Can we measure the security impact that programming languages and developer practices have? We believe that we can, using a contest that we have developed: Build It Break It Fix It. Our hope is that this contest provides a source of data by which we can study and understand the relationship between security critical failures of software, and the manner in which that software was developed.

The format of the contest differs from past capture the flag and programming competitions. Our contest takes place over three phases. The first phase, Build It, has the contestants create software to a specification that we provide. The software may be in any programming language as long as it compiles on a specific Linux virtual machine. The specification defines correct behavior of the system as well as a basic threat model and security invariants that the specification should hold. We provide automated unit testing of the applications. We assign a score to each implementation based on performance properties of the application,
for example execution time and the size of data generated.

In the second phase, Break It, contestants are given the source code to every other contestants implementation and told to find security bugs.

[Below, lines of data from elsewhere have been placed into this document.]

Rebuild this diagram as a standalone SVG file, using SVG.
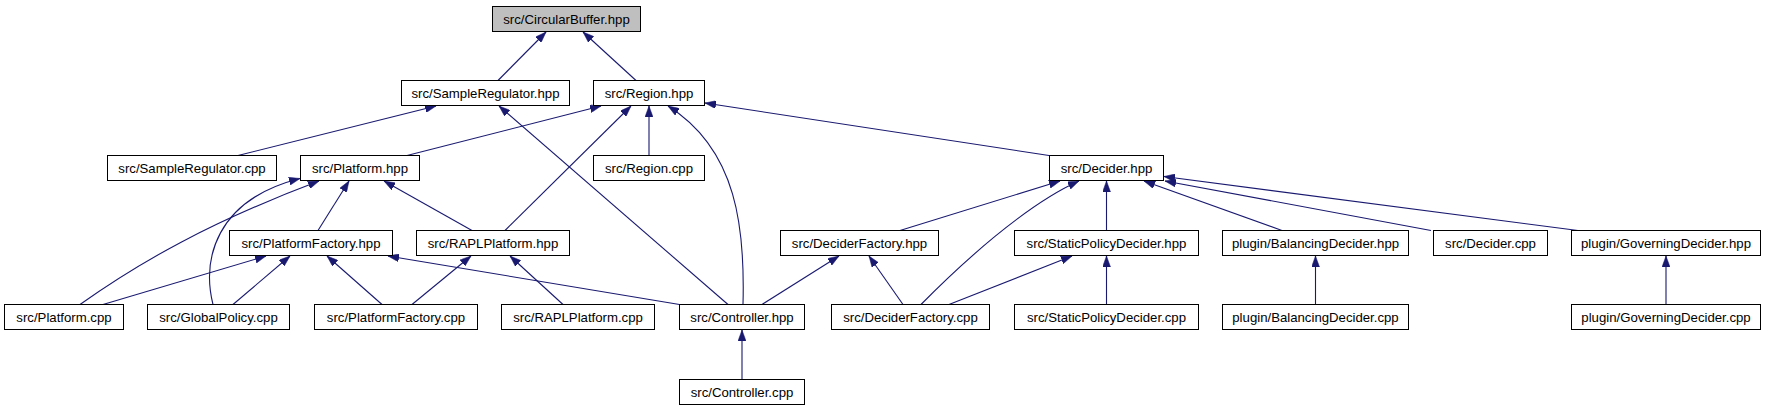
<svg xmlns="http://www.w3.org/2000/svg" width="1767" height="411" viewBox="0 0 1767 411">
<style>
.node rect{fill:#ffffff;stroke:#000000;stroke-width:1}
.node.root rect{fill:#bfbfbf}
.node text{font-family:"Liberation Sans",Arial,Helvetica,sans-serif;font-size:13.2px;text-anchor:middle;fill:#000000}
.edge{fill:none;stroke:#191970;stroke-width:1.1;marker-end:url(#arr)}
</style>
<defs>
<marker id="arr" viewBox="0 0 11 8" refX="11" refY="4" markerWidth="11" markerHeight="8" markerUnits="userSpaceOnUse" orient="auto">
<path d="M0,0 L11,4 L0,8 z" fill="#191970" stroke="#191970" stroke-width="0.5"/>
</marker>
</defs>
<rect width="1767" height="411" fill="#ffffff"/>
<g id="edges">
<path class="edge" d="M498,80.5 L546,32"/>
<path class="edge" d="M636,80.5 L583,32"/>
<path class="edge" d="M238,155.5 L436,106"/>
<path class="edge" d="M728,304.5 L499,106"/>
<path class="edge" d="M407,155.5 L601,106"/>
<path class="edge" d="M505,230.5 L631,106"/>
<path class="edge" d="M649,155.5 L649,106"/>
<path class="edge" d="M743,304.5 C745,230 738,150 668,106"/>
<path class="edge" d="M1049,155.5 L705,103"/>
<path class="edge" d="M318,230.5 L349,181"/>
<path class="edge" d="M472,230.5 L384,181"/>
<path class="edge" d="M80,304.5 C140,262 210,222 319,181"/>
<path class="edge" d="M213,304.5 C202,260 215,200 300,178.5"/>
<path class="edge" d="M103,304.5 L266,256"/>
<path class="edge" d="M233,304.5 L290,256"/>
<path class="edge" d="M382,304.5 L327,256"/>
<path class="edge" d="M679.5,304.5 L388,256"/>
<path class="edge" d="M412,304.5 L471,256"/>
<path class="edge" d="M563,304.5 L510,256"/>
<path class="edge" d="M900,230.5 L1060,181"/>
<path class="edge" d="M921,304.5 C960,265 1025,205 1079,181"/>
<path class="edge" d="M1106.5,230.5 L1106.5,181"/>
<path class="edge" d="M1282,230.5 L1144,181"/>
<path class="edge" d="M1431,230.5 L1165,181"/>
<path class="edge" d="M1578,230.5 L1164,176.5"/>
<path class="edge" d="M762,304.5 L839,256"/>
<path class="edge" d="M903,304.5 L869,256"/>
<path class="edge" d="M949,304.5 L1072,256"/>
<path class="edge" d="M1106.5,304.5 L1106.5,256"/>
<path class="edge" d="M1315.5,304.5 L1315.5,256"/>
<path class="edge" d="M1666,304.5 L1666,256"/>
<path class="edge" d="M742,379.5 L742,330"/>
</g>
<g id="node-circularbuffer-hpp" class="node root"><rect x="492.5" y="6.5" width="148" height="25"/><text x="566.5" y="23.5">src/CircularBuffer.hpp</text></g>
<g id="node-sampleregulator-hpp" class="node"><rect x="401.5" y="80.5" width="168" height="25"/><text x="485.5" y="97.5">src/SampleRegulator.hpp</text></g>
<g id="node-region-hpp" class="node"><rect x="593.5" y="80.5" width="111" height="25"/><text x="649" y="97.5">src/Region.hpp</text></g>
<g id="node-sampleregulator-cpp" class="node"><rect x="107.5" y="155.5" width="169" height="25"/><text x="192" y="172.5">src/SampleRegulator.cpp</text></g>
<g id="node-platform-hpp" class="node"><rect x="300.5" y="155.5" width="119" height="25"/><text x="360" y="172.5">src/Platform.hpp</text></g>
<g id="node-region-cpp" class="node"><rect x="593.5" y="155.5" width="111" height="25"/><text x="649" y="172.5">src/Region.cpp</text></g>
<g id="node-decider-hpp" class="node"><rect x="1049.5" y="155.5" width="114" height="25"/><text x="1106.5" y="172.5">src/Decider.hpp</text></g>
<g id="node-platformfactory-hpp" class="node"><rect x="229.5" y="230.5" width="163" height="25"/><text x="311" y="247.5">src/PlatformFactory.hpp</text></g>
<g id="node-raplplatform-hpp" class="node"><rect x="416.5" y="230.5" width="153" height="25"/><text x="493" y="247.5">src/RAPLPlatform.hpp</text></g>
<g id="node-deciderfactory-hpp" class="node"><rect x="780.5" y="230.5" width="158" height="25"/><text x="859.5" y="247.5">src/DeciderFactory.hpp</text></g>
<g id="node-staticpolicydecider-hpp" class="node"><rect x="1014.5" y="230.5" width="184" height="25"/><text x="1106.5" y="247.5">src/StaticPolicyDecider.hpp</text></g>
<g id="node-balancingdecider-hpp" class="node"><rect x="1222.5" y="230.5" width="186" height="25"/><text x="1315.5" y="247.5">plugin/BalancingDecider.hpp</text></g>
<g id="node-decider-cpp" class="node"><rect x="1433.5" y="230.5" width="114" height="25"/><text x="1490.5" y="247.5">src/Decider.cpp</text></g>
<g id="node-governingdecider-hpp" class="node"><rect x="1571.5" y="230.5" width="189" height="25"/><text x="1666" y="247.5">plugin/GoverningDecider.hpp</text></g>
<g id="node-platform-cpp" class="node"><rect x="4.5" y="304.5" width="119" height="25"/><text x="64" y="321.5">src/Platform.cpp</text></g>
<g id="node-globalpolicy-cpp" class="node"><rect x="147.5" y="304.5" width="142" height="25"/><text x="218.5" y="321.5">src/GlobalPolicy.cpp</text></g>
<g id="node-platformfactory-cpp" class="node"><rect x="314.5" y="304.5" width="163" height="25"/><text x="396" y="321.5">src/PlatformFactory.cpp</text></g>
<g id="node-raplplatform-cpp" class="node"><rect x="501.5" y="304.5" width="153" height="25"/><text x="578" y="321.5">src/RAPLPlatform.cpp</text></g>
<g id="node-controller-hpp" class="node"><rect x="679.5" y="304.5" width="125" height="25"/><text x="742" y="321.5">src/Controller.hpp</text></g>
<g id="node-deciderfactory-cpp" class="node"><rect x="831.5" y="304.5" width="158" height="25"/><text x="910.5" y="321.5">src/DeciderFactory.cpp</text></g>
<g id="node-staticpolicydecider-cpp" class="node"><rect x="1014.5" y="304.5" width="184" height="25"/><text x="1106.5" y="321.5">src/StaticPolicyDecider.cpp</text></g>
<g id="node-balancingdecider-cpp" class="node"><rect x="1222.5" y="304.5" width="186" height="25"/><text x="1315.5" y="321.5">plugin/BalancingDecider.cpp</text></g>
<g id="node-governingdecider-cpp" class="node"><rect x="1571.5" y="304.5" width="189" height="25"/><text x="1666" y="321.5">plugin/GoverningDecider.cpp</text></g>
<g id="node-controller-cpp" class="node"><rect x="679.5" y="379.5" width="125" height="25"/><text x="742" y="396.5">src/Controller.cpp</text></g>
</svg>
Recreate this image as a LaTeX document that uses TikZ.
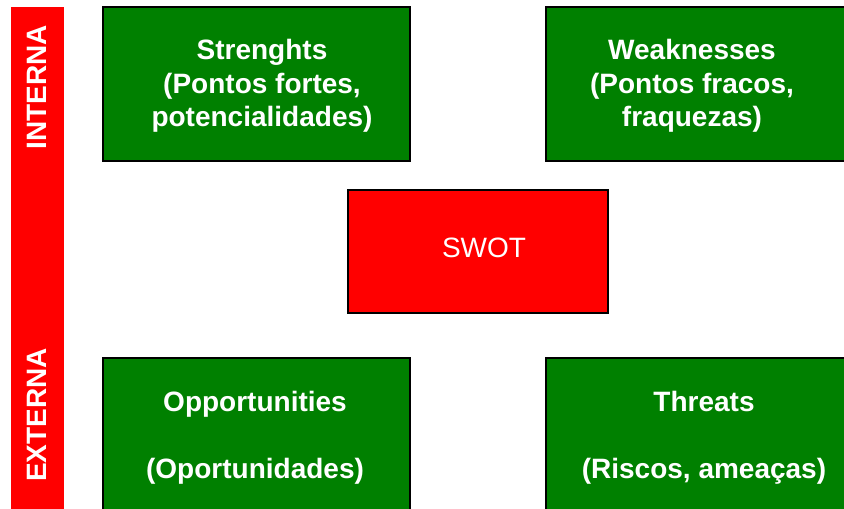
\documentclass[tikz,border=0pt]{standalone}
\usepackage{fontspec}
\setmainfont{Liberation Sans}
\usepackage{tikz}
\definecolor{SwotGreen}{HTML}{008000}
\definecolor{SwotRed}{HTML}{FF0000}
\definecolor{EdgeGray}{HTML}{A8A8A8}

\begin{document}
\begin{tikzpicture}[x=1pt, y=-1pt,
    every node/.style={font=\fontsize{28}{33.5}\selectfont\bfseries, text=white, align=center},
    boxedge/.style={draw=black, line width=1.5pt, preaction={draw=EdgeGray, line width=2.6pt}},
    quadrant/.style={boxedge, fill=SwotGreen},
    core/.style={boxedge, fill=SwotRed}]
  \useasboundingbox (0,0) rectangle (844,509);
  \clip (0,0) rectangle (844,509);
  \def\bw{307}  % quadrant width
  % internal / external bar
  \fill[SwotRed] (11,7) rectangle (64,520);
  \node[rotate=90] (interna) at (36.5,87) {INTERNA};
  \node[rotate=90] (externa) at (36.5,415) {EXTERNA};
  % quadrants, two per row
  \foreach \xq in {103,546} {
    \draw[quadrant] (\xq,7) rectangle (\xq+\bw,161);
    \draw[quadrant] (\xq,358) rectangle (\xq+\bw,525);
  }
  \node (strengths) at (262,86) {Strenghts\\(Pontos fortes,\\potencialidades)};
  \node (weaknesses) at (692,86) {Weaknesses\\(Pontos fracos,\\fraquezas)};
  \node (opportunities) at (255,438) {Opportunities\\[33pt](Oportunidades)};
  \node (threats) at (704,438) {Threats\\[33pt](Riscos, ameaças)};
  % centre box
  \draw[core] (348,190) rectangle (608,313);
  \node[font=\fontsize{28}{33.5}\selectfont] (swot) at (484,248) {SWOT};
\end{tikzpicture}
\end{document}
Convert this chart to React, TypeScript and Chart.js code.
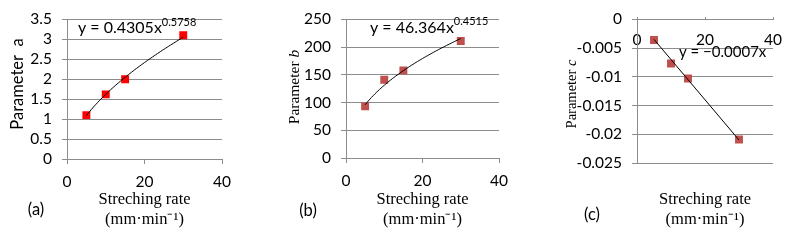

These bugs are either correctness, confidentiality, or integrity bugs in the language of the original specication. In the final phase, Fix It, teams may respond to bug reports against their application by identifying that different reports all refer to the same bug in their system. At the end of the three phases, we have winners in two categories: building, and breaking.

We have run this contest multiple times with multiple specifications and in our talk will share our initial analysis of the data, our experiences running the experiment, and our plans for the future. Our contest runs have included both independent contests with participants from the open Internet as well as contests held as a capstone exercise as part of a Coursera MOOC on software security.

We believe that the corpus of applications and specifications would be of interest for the application security community. This corpus represents the efforts of programmers with different levels of education, experience, and exposure to security topics to create secure software in different programming languages.

We can compare and contrast these software artifacts, as well as use these artifacts to test the effectiveness of bug finding systems and methodologies. We would also be interested in feedback on our experimental design and suggestions for future problem specifications to run as contests.

BIO
Andrew Reuf is a PhD student at the University of Maryland (UMD), College Park. His research focuses on programming languages and computer security. Before starting his graduate work, Andrew worked for ten years as a security researcher and developer of low level and operating system software.